Clear Secure (YOU) CEO-linked entity sells 174,324 Class A shares in plan trades
Rhea-AI Filing Summary
Clear Secure, Inc. reported insider transactions linked to Chief Executive Officer Caryn Seidman-Becker through Alclear Investments, LLC, which she solely controls and over whose shares she has voting and dispositive power. On March 4, 2026, Alclear Investments, LLC sold a total of 174,324 shares of Class A common stock in open-market transactions under a previously adopted Rule 10b5-1 trading plan, at weighted average prices of $48.41 and $49.24 per share within stated price ranges.
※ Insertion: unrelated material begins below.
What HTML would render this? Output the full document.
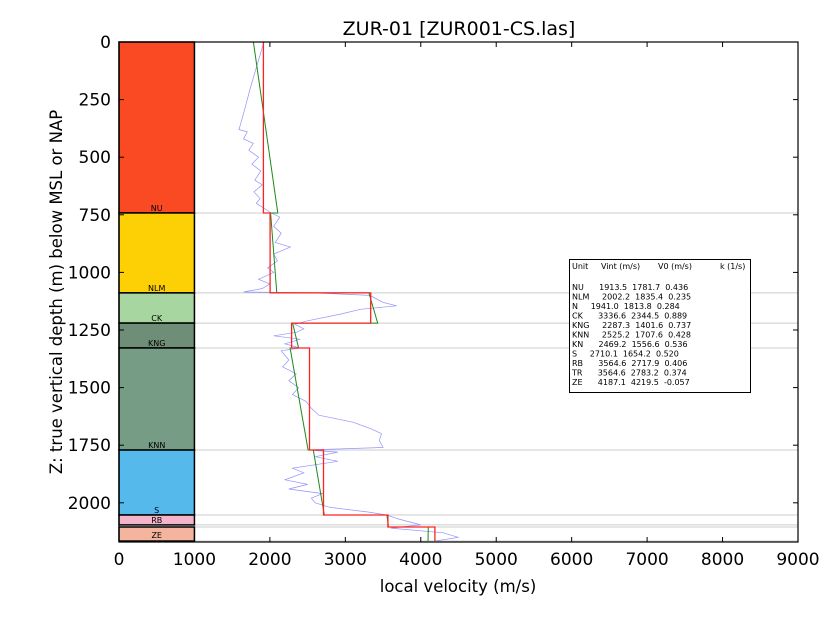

To facilitate these sales, corresponding non-voting common units of Alclear Holdings, LLC and an equal number of Class D common stock were exchanged into Class B common stock, then converted one-for-one into Class A shares that were used to settle the sale, leaving no Class A shares held after the transactions. Following related exchanges and issuer dispositions on March 5, 2026, Alclear Investments, LLC continued to hold 18,630,246 non-voting common units, 18,630,246 shares of Class D common stock and 351,787 shares of Class B common stock, each with distinct voting and economic rights.
Positive
- None.
Negative
- None.
Insider Trade Summary
| Type | Security | Shares | Price | Value |
|---|---|---|---|---|
| Disposition | Non-voting common units of Alclear Holdings, LLC | 174,324 | $0.00 | -- |
| Disposition | Class D Common Stock | 174,324 | $0.00 | -- |
| Grant/Award | Class B Common Stock | 174,324 | $0.00 | -- |
| Disposition | Class B Common Stock | 174,324 | $0.00 | -- |
| Grant/Award | Class A Common Stock | 174,324 | $0.00 | -- |
| Sale | Class A Common Stock | 152,513 | $48.41 | $7.38M |
| Sale | Class A Common Stock | 21,811 | $49.24 | $1.07M |
Footnotes (1)
- These transactions were automatically effected pursuant to a Rule 10b5-1 trading plan previously adopted by Alclear Investments, LLC on November 20, 2025. These shares were sold in multiple transactions ranging from $48.00 to $48.99. The reporting person undertakes to provide the Issuer, any security holder of the Issuer, and the staff of the Securities and Exchange Commission, upon request, full information regarding the number of shares sold at each separate price within the range set forth in this footnote and in footnote 5. Pursuant to the terms of the Issuer's Certificate of Incorporation, each share of Class B common stock of the Issuer ("Class B Common Stock") was converted into a share of Class A common stock of the Issuer ("Class A Common Stock") on a one-for-one basis. The resulting shares of Class A Common Stock were used to settle the sale transaction described above, and so after the transactions reported in this Form 4, no shares of Class A Common Stock are held. Alclear Investments, LLC is controlled by Ms. Seidman-Becker, its sole manager, who has dispositive control and voting control over the shares held by Alclear Investments, LLC. The price reported in Column 4 is a weighted average price. These shares were sold in multiple transactions ranging from $49.00 to $49.75, inclusive. Shares of Class D Common Stock have 20 votes per share but no economic rights (including rights to dividends and distributions upon liquidation) and are issued in an equal amount to the number of Common Units held. Pursuant to the terms of the Exchange Agreement, dated June 29, 2021, by and among the Issuer, Alclear and the equity holders of Alclear (the "Exchange Agreement"), Common Units, together with a corresponding number of shares of Class D Common Stock, were exchanged for Class B Common Stock on a one-for-one basis. The exchange rights under the Exchange Agreement do not expire. Shares of Class B common stock of the Issuer ("Class B Common Stock") have 20 votes per share and economic rights (including rights to dividends and distributions upon liquidation).